CRISTINA MORARU
Abstract
This paper is approaching the problematics discussed around the concept of national identity in our post-political times, investigating how contemporary art practices produce meaning inside this theoretical structure based on argumentative positions concerning the indeterminate, fragmented, and ambiguous constitution of any national identity, the imaginative nature of a community − assuming for itself a certain national identity − or the intrinsic, continuous and dynamic process of adopting a specific national identity. Describing nationalism as a mode of sensibility, or as a creative agency that constitutes history, this paper identifies similarities between art and nationalism, as forms of cultural representation which generate cultural discourse and produce identity narratives.
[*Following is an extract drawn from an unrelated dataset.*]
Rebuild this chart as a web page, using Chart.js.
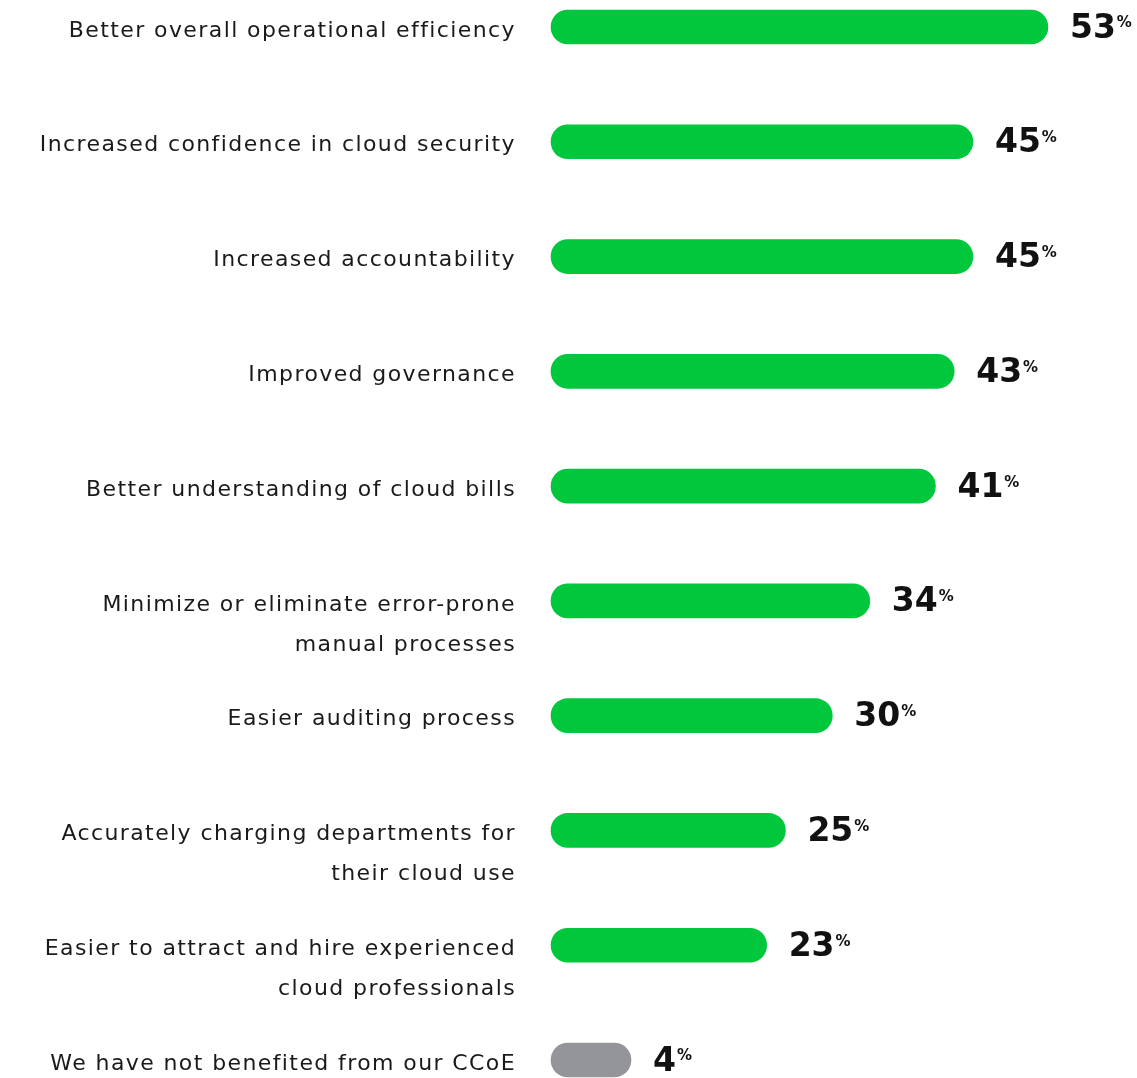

Identifying a shift in approaching nationalism, from a specific ideological narrative about the nation, to an imaginative narrative about nations as cultural artefacts, this paper assembles different analytical perspective over nationalism − and its disseminated concepts as: identity, community, culture, discourse – with certain artistic practices exploring those concepts, as the photomontages of Vivian Sundaram, or the video work of Milica Tomić. Furthermore, this paper is inscribing the contemporary understanding of nationalism within the context of post-politics, investigating how concepts – as the particular and the Universal, the empty space, the constitutive difference – relate to the question of nationalism, and how, in our post-political societies, critical artistic practice – favouring a dissensual order – could regenerate proper politics, annihilating the consensual order imposed by the technocratic administrative regime that substitutes the political regime.